(Task description) Take the lines from the top down to and including the one with "fc=fc, ec=ec, lw=lw, zorder=z))" and repeat them exactly. Omit images.

(Source excerpt)

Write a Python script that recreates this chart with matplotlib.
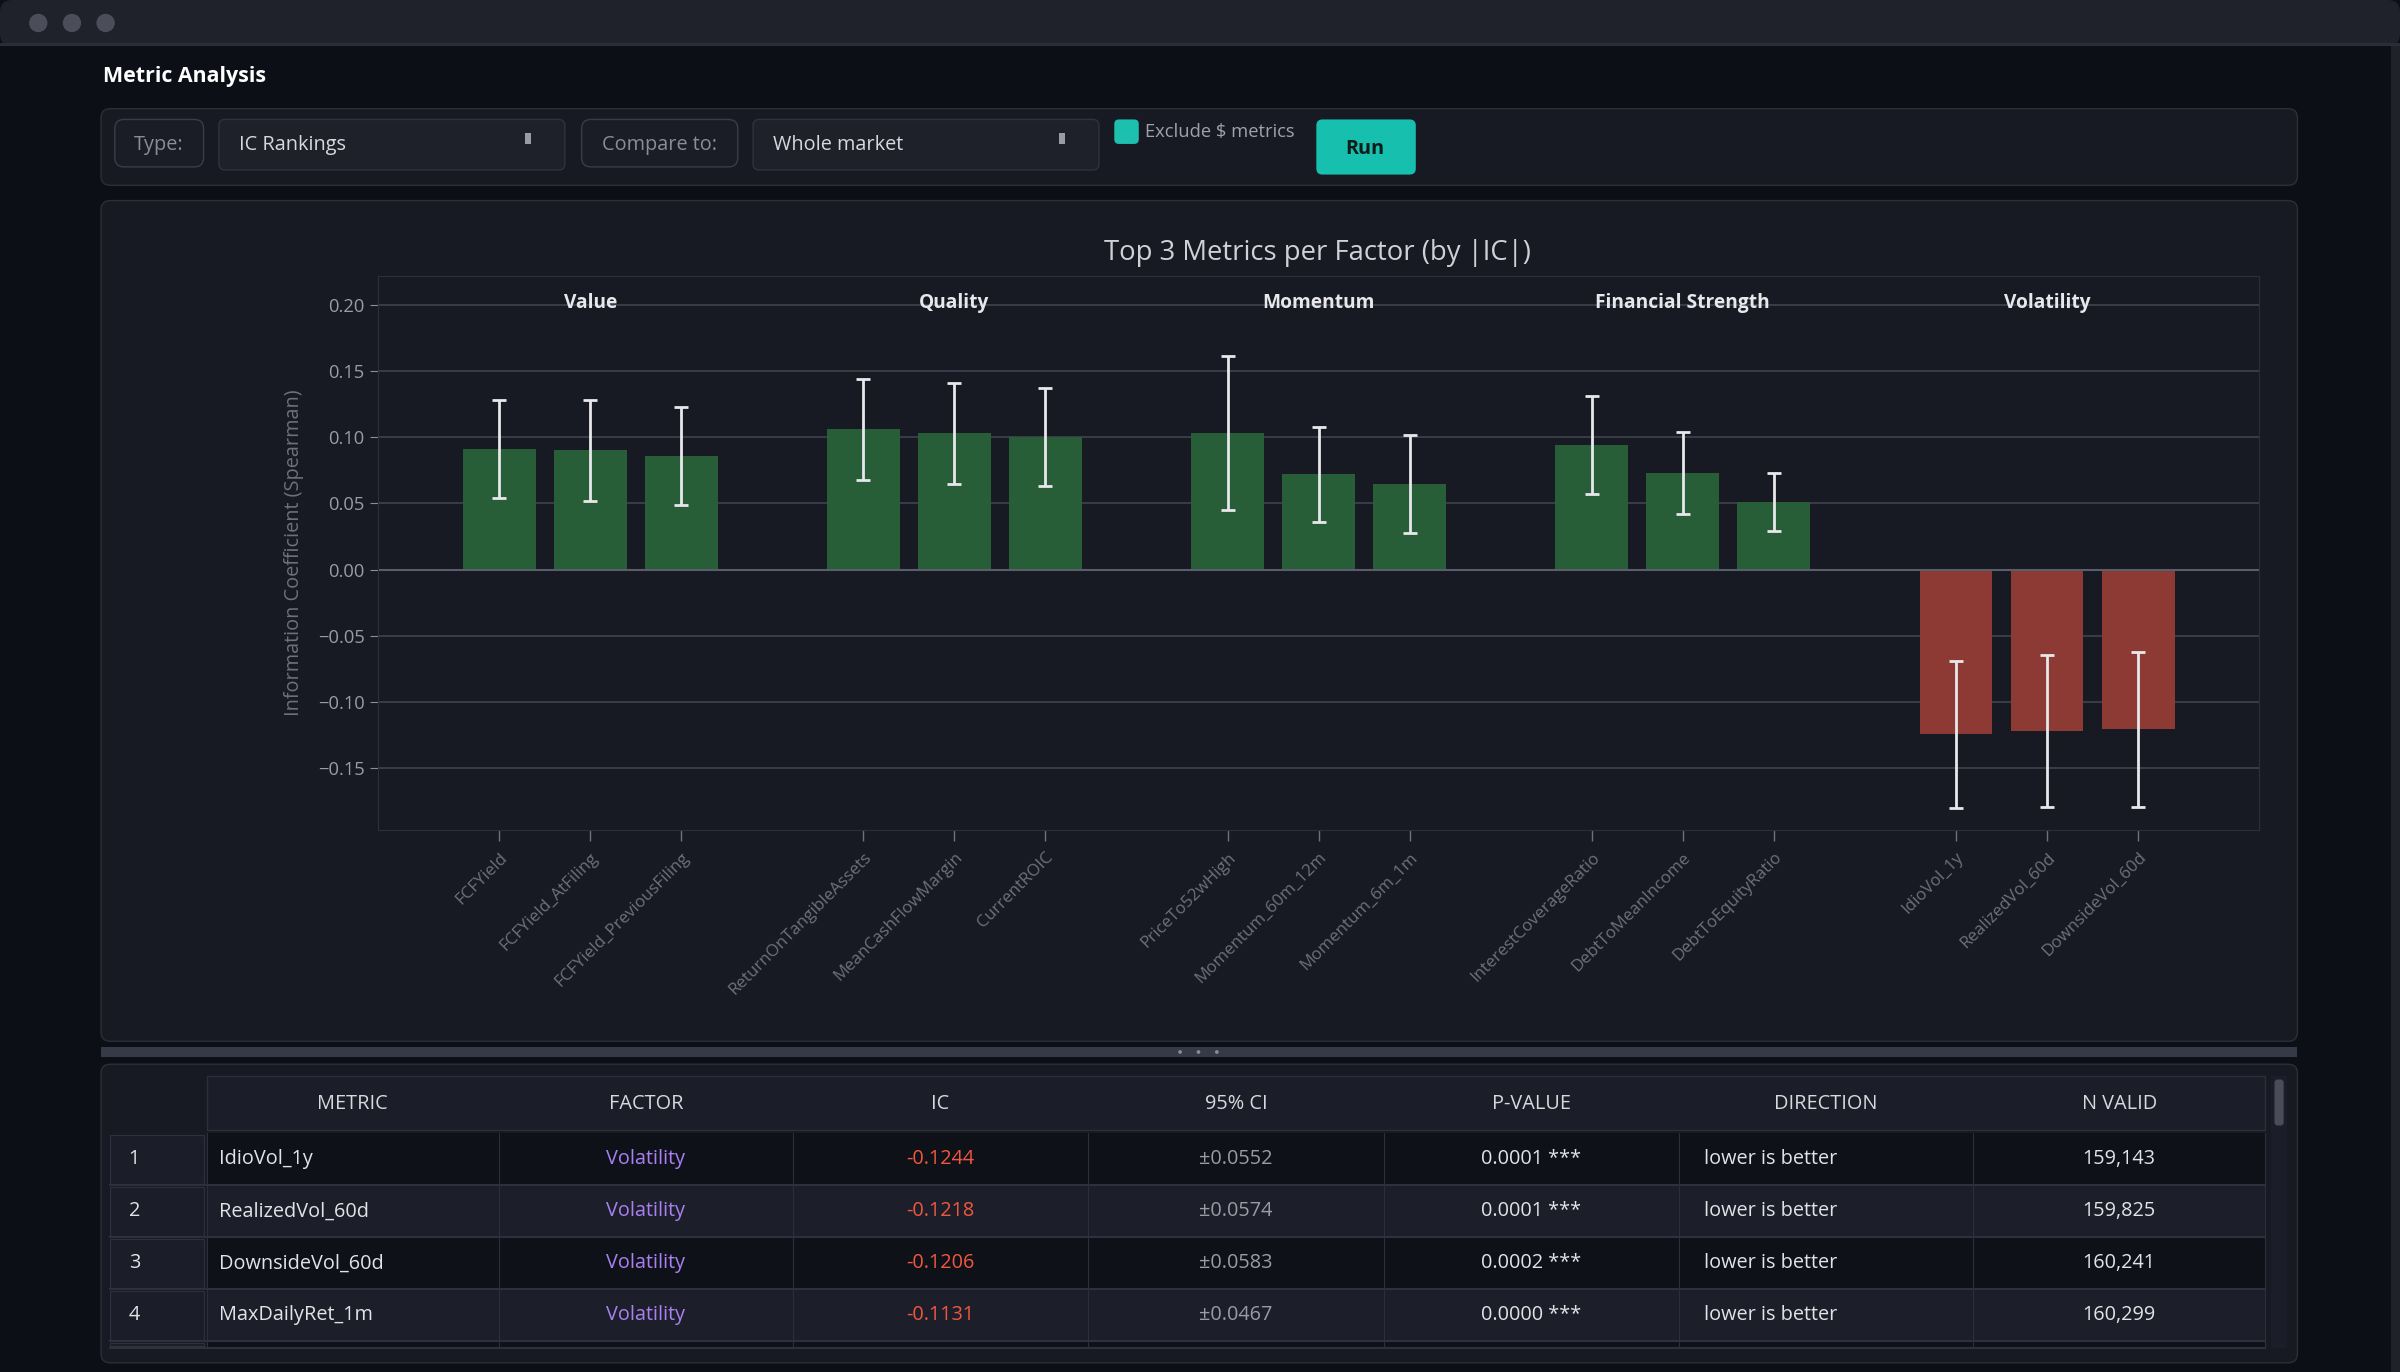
import matplotlib
matplotlib.use("Agg")
import matplotlib.pyplot as plt
from matplotlib.patches import FancyBboxPatch, Rectangle, Circle
import numpy as np

plt.rcParams['font.family'] = ['Open Sans', 'DejaVu Sans']

factors = ["Value", "Quality", "Momentum", "Financial Strength", "Volatility"]
metrics = ["FCFYield", "FCFYield_AtFiling", "FCFYield_PreviousFiling",
           "ReturnOnTangibleAssets", "MeanCashFlowMargin", "CurrentROIC",
           "PriceTo52wHigh", "Momentum_60m_12m", "Momentum_6m_1m",
           "InterestCoverageRatio", "DebtToMeanIncome", "DebtToEquityRatio",
           "IdioVol_1y", "RealizedVol_60d", "DownsideVol_60d"]
ic_values = [0.091, 0.090, 0.086, 0.106, 0.103, 0.100, 0.103, 0.072, 0.065,
             0.094, 0.073, 0.051, -0.1244, -0.1218, -0.1206]
ci_values = [0.037, 0.038, 0.037, 0.038, 0.038, 0.037, 0.058, 0.036, 0.037,
             0.037, 0.031, 0.022, 0.0552, 0.0574, 0.0583]
yticks = [-0.15, -0.10, -0.05, 0.00, 0.05, 0.10, 0.15, 0.20]

table_cols = ["METRIC", "FACTOR", "IC", "95% CI", "P-VALUE", "DIRECTION", "N VALID"]
t_metric = ["IdioVol_1y", "RealizedVol_60d", "DownsideVol_60d", "MaxDailyRet_1m"]
t_factor = ["Volatility"] * 4
t_ic = ["-0.1244", "-0.1218", "-0.1206", "-0.1131"]
t_ci = ["±0.0552", "±0.0574", "±0.0583", "±0.0467"]
t_p = ["0.0001 ***", "0.0001 ***", "0.0002 ***", "0.0000 ***"]
t_dir = ["lower is better"] * 4
t_n = ["159,143", "159,825", "160,241", "160,299"]

W, H = 1568, 896
S = 2400 / W
def fs(px):
    return px * S * 0.72

fig = plt.figure(figsize=(24, 13.72), dpi=100)
fig.patch.set_facecolor("#0d0f16")
ui = fig.add_axes([0, 0, 1, 1])
ui.set_xlim(0, W); ui.set_ylim(H, 0); ui.axis("off")

def rbox(x0, y0, x1, y1, fc, ec="none", r=4, lw=1.0, z=1):
    ui.add_patch(FancyBboxPatch((x0, y0), x1 - x0, y1 - y0,
                                boxstyle=f"round,pad=0,rounding_size={r}",
                                fc=fc, ec=ec, lw=lw, zorder=z))

# window
rbox(0, 0, W, 30, "#1f222b", r=8)
ui.add_patch(Rectangle((0, 28), W, 2, fc="#2a2d36", zorder=2))
for cx in (25, 47, 69):
    ui.add_patch(Circle((cx, 15), 6, fc="#4b4e58", zorder=3))
ui.add_patch(Rectangle((1562, 30), 6, H - 30, fc="#1f222b", zorder=2))
ui.text(67, 50, "Metric Analysis", color="white", fontsize=fs(14), fontweight="bold", va="center")

# toolbar
rbox(66, 71, 1501, 121, "#171a23", ec="#2c2f39", r=6)
rbox(75, 78, 133, 109, "#1a1d26", ec="#3a3d47", r=6, z=2)
ui.text(104, 95, "Type:", color="#8a8d96", fontsize=fs(13), ha="center", va="center")
rbox(143, 78, 369, 111, "#1e212a", ec="#30333d", r=4, z=2)
ui.text(156, 95, "IC Rankings", color="#d8d9dd", fontsize=fs(13), va="center")
ui.add_patch(Rectangle((343, 87), 4, 7, fc="#9a9ca5", zorder=3))
rbox(380, 78, 482, 109, "#1a1d26", ec="#3a3d47", r=6, z=2)
ui.text(431, 95, "Compare to:", color="#8a8d96", fontsize=fs(13), ha="center", va="center")
rbox(492, 78, 718, 111, "#1e212a", ec="#30333d", r=4, z=2)
ui.text(505, 95, "Whole market", color="#d8d9dd", fontsize=fs(13), va="center")
ui.add_patch(Rectangle((692, 87), 4, 7, fc="#9a9ca5", zorder=3))
rbox(728, 78, 744, 94, "#1dbfae", r=3, z=2)
ui.text(748, 86, r"Exclude \$ metrics", color="#a0a2aa", fontsize=fs(12), va="center")
rbox(860, 78, 925, 114, "#16bfae", r=4, z=2)
ui.text(892, 97, "Run", color="#0f1a1a", fontsize=fs(13), ha="center", va="center", fontweight="bold")

# chart panel
rbox(66, 131, 1501, 680, "#171a23", ec="#2c2f39", r=6)
ui.add_patch(Rectangle((66, 684), 1435, 6, fc="#363a46", zorder=2))
for cx in (771, 783, 795):
    ui.add_patch(Circle((cx, 687), 1.2, fc="#8a8d96", zorder=3))
ui.text(861, 165, "Top 3 Metrics per Factor (by |IC|)", color="#d0d1d6", fontsize=fs(18),
        ha="center", va="center")

# table panel
rbox(66, 695, 1501, 890, "#171a23", ec="#2c2f39", r=6)
col_x = [135, 326, 518, 711, 904, 1097, 1289, 1480]
ui.add_patch(Rectangle((135, 703), 1345, 35, fc="#1b1e28", ec="#2c2f39", zorder=2))
ui.add_patch(Rectangle((72, 703), 61, 35, fc="#171a23", zorder=2))
for j, c in enumerate(table_cols):
    ui.text((col_x[j] + col_x[j + 1]) / 2, 721, c, color="#d8d9dd", fontsize=fs(13),
            ha="center", va="center")
row_y = [740, 774, 808, 842, 876]
row_fc = ["#0f1118", "#1c1f29", "#0f1118", "#1c1f29", "#0f1118"]
colors = ["#e2e3e6", "#a97ff2", "#f0573f", "#9a9ca5", "#e2e3e6", "#e2e3e6", "#e2e3e6"]
for i in range(5):
    y0 = row_y[i]
    y1 = min(y0 + 34, 880)
    ui.add_patch(Rectangle((135, y0), 1345, y1 - y0, fc=row_fc[i], ec="none", zorder=2))
    ui.add_patch(Rectangle((72, y0 + 1), 61, y1 - y0 - 2, fc="#1b1e28", ec="#2e313b", lw=0.8, zorder=2))
    for x in col_x:
        ui.plot([x, x], [y0, y1], color="#2c2f39", lw=0.8, zorder=3)
    ui.plot([72, 1480], [y1, y1], color="#2e313b", lw=1.5, zorder=3)
    if i < 4:
        yc = y0 + 17
        ui.text(84, yc, str(i + 1), color="#e2e3e6", fontsize=fs(13), va="center", zorder=4)
        vals = [t_metric[i], t_factor[i], t_ic[i], t_ci[i], t_p[i], t_dir[i], t_n[i]]
        for j, v in enumerate(vals):
            if j in (0, 5):
                ui.text(col_x[j] + 8 + (8 if j == 5 else 0), yc, v, color=colors[j],
                        fontsize=fs(13), va="center", zorder=4)
            else:
                ui.text((col_x[j] + col_x[j + 1]) / 2, yc, v, color=colors[j],
                        fontsize=fs(13), ha="center", va="center", zorder=4)
ui.add_patch(Rectangle((1484, 703), 10, 177, fc="#1b1e28", zorder=2))
rbox(1486, 705, 1492, 735, "#4a4d57", r=2, z=3)

# chart axes
x0, x1, y0, y1 = 247, 1476, 180, 542
ax = fig.add_axes([x0 / W, 1 - y1 / H, (x1 - x0) / W, (y1 - y0) / H])
ax.set_facecolor("#171a23")
pos = np.array([g * 4 + i for g in range(5) for i in range(3)])
bar_colors = ["#275e38" if v >= 0 else "#8e3a34" for v in ic_values]
ax.bar(pos, ic_values, width=0.8, color=bar_colors, zorder=2)
ax.errorbar(pos, ic_values, yerr=ci_values, fmt="none", ecolor="#e8e8ec",
            elinewidth=2, capsize=5, capthick=2, zorder=3)
ax.axhline(0, color="#5a5e6a", lw=1.5, zorder=2)
ax.set_xlim(-1.33, 19.33)
ax.set_ylim(-0.1965, 0.222)
ax.set_yticks(yticks)
ax.set_yticklabels([f"{t:.2f}".replace("-", "\u2212") for t in yticks])
ax.grid(axis="y", color="#3d404b", lw=1.3, zorder=0)
ax.set_axisbelow(True)
ax.set_xticks(pos)
ax.set_xticklabels(metrics, rotation=45, ha="right", rotation_mode="anchor")
ax.tick_params(axis="x", colors="#6e717b", labelsize=fs(11), length=8, width=1, pad=6)
ax.tick_params(axis="y", colors="#8a8d96", labelsize=fs(12), length=6)
for lab in ax.get_yticklabels():
    lab.set_color("#9a9ca5")
for s in ax.spines.values():
    s.set_color("#2c2f39")
ax.set_ylabel("Information Coefficient (Spearman)", color="#6e717b", fontsize=fs(13), labelpad=10)
for g, f in enumerate(factors):
    ax.text(g * 4 + 1, 0.95, f, transform=ax.get_xaxis_transform(), color="#e8e8ec",
            fontsize=fs(12.5), fontweight="bold", ha="center", va="center")

fig.savefig("out.png", dpi=100, facecolor=fig.get_facecolor())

(Full output)
Write a Python script that recreates this chart with matplotlib.
import matplotlib
matplotlib.use("Agg")
import matplotlib.pyplot as plt
from matplotlib.patches import FancyBboxPatch, Rectangle, Circle
import numpy as np

plt.rcParams['font.family'] = ['Open Sans', 'DejaVu Sans']

factors = ["Value", "Quality", "Momentum", "Financial Strength", "Volatility"]
metrics = ["FCFYield", "FCFYield_AtFiling", "FCFYield_PreviousFiling",
           "ReturnOnTangibleAssets", "MeanCashFlowMargin", "CurrentROIC",
           "PriceTo52wHigh", "Momentum_60m_12m", "Momentum_6m_1m",
           "InterestCoverageRatio", "DebtToMeanIncome", "DebtToEquityRatio",
           "IdioVol_1y", "RealizedVol_60d", "DownsideVol_60d"]
ic_values = [0.091, 0.090, 0.086, 0.106, 0.103, 0.100, 0.103, 0.072, 0.065,
             0.094, 0.073, 0.051, -0.1244, -0.1218, -0.1206]
ci_values = [0.037, 0.038, 0.037, 0.038, 0.038, 0.037, 0.058, 0.036, 0.037,
             0.037, 0.031, 0.022, 0.0552, 0.0574, 0.0583]
yticks = [-0.15, -0.10, -0.05, 0.00, 0.05, 0.10, 0.15, 0.20]

table_cols = ["METRIC", "FACTOR", "IC", "95% CI", "P-VALUE", "DIRECTION", "N VALID"]
t_metric = ["IdioVol_1y", "RealizedVol_60d", "DownsideVol_60d", "MaxDailyRet_1m"]
t_factor = ["Volatility"] * 4
t_ic = ["-0.1244", "-0.1218", "-0.1206", "-0.1131"]
t_ci = ["±0.0552", "±0.0574", "±0.0583", "±0.0467"]
t_p = ["0.0001 ***", "0.0001 ***", "0.0002 ***", "0.0000 ***"]
t_dir = ["lower is better"] * 4
t_n = ["159,143", "159,825", "160,241", "160,299"]

W, H = 1568, 896
S = 2400 / W
def fs(px):
    return px * S * 0.72

fig = plt.figure(figsize=(24, 13.72), dpi=100)
fig.patch.set_facecolor("#0d0f16")
ui = fig.add_axes([0, 0, 1, 1])
ui.set_xlim(0, W); ui.set_ylim(H, 0); ui.axis("off")

def rbox(x0, y0, x1, y1, fc, ec="none", r=4, lw=1.0, z=1):
    ui.add_patch(FancyBboxPatch((x0, y0), x1 - x0, y1 - y0,
                                boxstyle=f"round,pad=0,rounding_size={r}",
                                fc=fc, ec=ec, lw=lw, zorder=z))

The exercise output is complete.